To get an idea of how pricing compares, I ran a quote for myself on the GettingUSCovered site ($201/month for a $2500 deductible plan with a maximum out of pocket of $5950/year, including the deductible) and on Cover Colorado’s site. Cover Colorado has several deductible options to choose from, but I looked at the $3000 deductible plan, which has a maximum out of pocket exposure of $6000 (Cover Colorado does not have a $2500 deductible, but the out of pocket exposure on this policy is very similar to that of the $2500 GettingUSCovered plan). GettingUSCovered is not income-dependent, and thus has just one price. Cover Colorado offers discounts if applicants have household incomes below $50,000. The $3000 deductible plan would cost between $191 and $267, depending on my income.

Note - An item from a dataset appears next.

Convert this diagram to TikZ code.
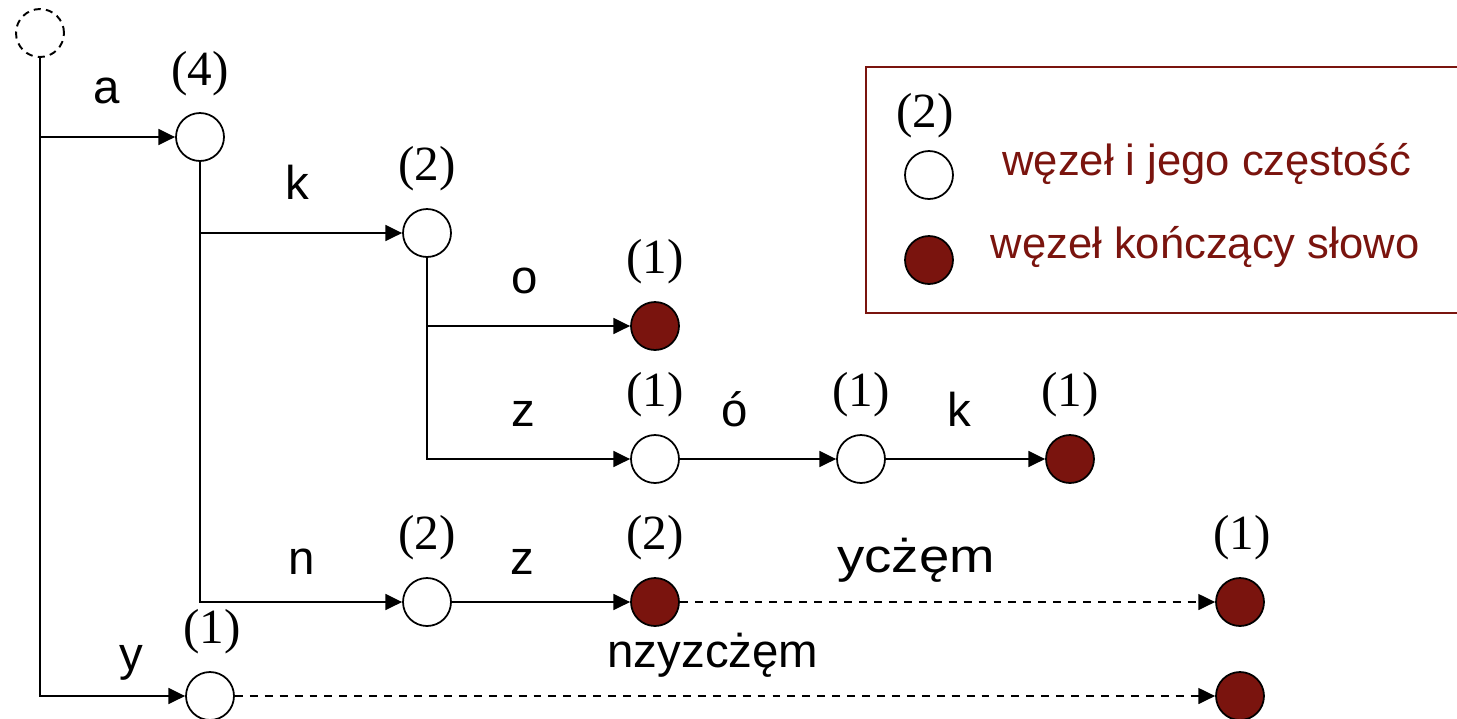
\documentclass[tikz,border=0pt]{standalone}
\usepackage{fontspec}
\setmainfont{Liberation Serif}
\newfontfamily\arial{Liberation Sans}
\usetikzlibrary{arrows.meta}
\definecolor{maroon}{HTML}{7A140E}
\tikzset{
  trienode/.style={circle,draw=black,line width=1pt,fill=white,minimum size=0.96cm,inner sep=0pt},
  wordend/.style={trienode,fill=maroon},
  rootnode/.style={circle,draw=black,line width=1.1pt,dash pattern=on 4pt off 3pt,minimum size=0.96cm,inner sep=0pt},
  edge/.style={line width=1.15pt,-{Triangle[length=9.5pt,width=9pt]}},
  tail/.style={edge,line width=0.95pt,dash pattern=on 4.5pt off 4pt},
  freq/.style={font=\fontsize{28}{28}\selectfont,anchor=base,inner sep=0pt},
  sym/.style={font=\arial\fontsize{27}{27}\selectfont,anchor=base,inner sep=0pt},
  legendtext/.style={font=\arial\fontsize{24.8}{25}\selectfont,text=maroon,anchor=base,inner sep=0pt},
}
\begin{document}
\begin{tikzpicture}[x=0.02cm,y=-0.02cm]
\useasboundingbox (0,0) rectangle (1457,718);

% legend
\draw[maroon,line width=1.1pt] (1470,67) -- (866,67) -- (866,313) -- (1470,313);
\node[freq] (lgfreq) at (925,127) {(2)};
\node[trienode] (lgnode) at (929,175) {};
\node[wordend] (lgend) at (929,260) {};
\node[legendtext] (lgtxt1) at (1207,175) {węzeł i jego częstość};
\node[legendtext] (lgtxt2) at (1205,258) {węzeł kończący słowo};

% trie nodes
\node[rootnode] (root) at (40,33) {};
\node[trienode] (a) at (200,137) {};
\node[trienode] (ak) at (427,233) {};
\node[wordend] (ako) at (655,326) {};
\node[trienode] (akz) at (655,459) {};
\node[trienode] (akzo) at (861,459) {};
\node[wordend] (akzok) at (1070,459) {};
\node[trienode] (an) at (427,602) {};
\node[wordend] (anz) at (655,602) {};
\node[wordend] (anzend) at (1240,602) {};
\node[trienode] (y) at (210,696) {};
\node[wordend] (yend) at (1240,696) {};

% frequencies
\node[freq] (fa) at (200,85) {(4)};
\node[freq] (fak) at (427,180) {(2)};
\node[freq] (fako) at (655,273) {(1)};
\node[freq] (fakz) at (655,406) {(1)};
\node[freq] (fakzo) at (861,406) {(1)};
\node[freq] (fakzok) at (1070,406) {(1)};
\node[freq] (fan) at (427,549) {(2)};
\node[freq] (fanz) at (655,549) {(2)};
\node[freq] (fanzend) at (1242,549) {(1)};
\node[freq] (fy) at (212,643) {(1)};

% connectors
\draw[edge] (root) |- (y);
\draw[edge] (root |- a) -- (a);
\draw[edge] (a) |- (an);
\draw[edge] (a |- ak) -- (ak);
\draw[edge] (ak) |- (akz);
\draw[edge] (ak |- ako) -- (ako);
\draw[edge] (akz) -- (akzo);
\draw[edge] (akzo) -- (akzok);
\draw[edge] (an) -- (anz);
\draw[tail] (anz) -- (anzend);
\draw[tail] (y) -- (yend);

% edge symbols
\node[sym] (la) at (107,103) {a};
\node[sym] (lk) at (297,199) {k};
\node[sym] (lo) at (525,293) {o};
\node[sym] (lz) at (523,426) {z};
\node[sym] (loo) at (735,426) {ó};
\node[sym] (lkk) at (959,426) {k};
\node[sym] (ln) at (302,574) {n};
\node[sym] (lzz) at (522,574) {z};
\node[sym] (lrest) at (916,572) {\scalebox{1.15}[1]{ycżęm}};
\node[sym] (ly) at (131,670) {y};
\node[sym] (lyrest) at (713,667) {nzyzcżęm};
\end{tikzpicture}
\end{document}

I also got quotes for myself using our quote engine to compare prices from all of the major private health insurance carriers in Colorado, and got prices ranging from $90/month to $183/month (for plans with $2500 deductibles and $30 or lower office visit copays). The private plans are less expensive and have higher lifetime maximum benefits, but for the time being (until 2014) they are only available to people who are relatively healthy.
It’s nice to see Colorado leading the way in terms of using the federal high risk pool money to set up a new program for people with pre-existing conditions. Whether the money will hold out until 2014 remains to be seen, but at least we are now well on our way to having one more option for people in Colorado who can’t qualify for private health insurance.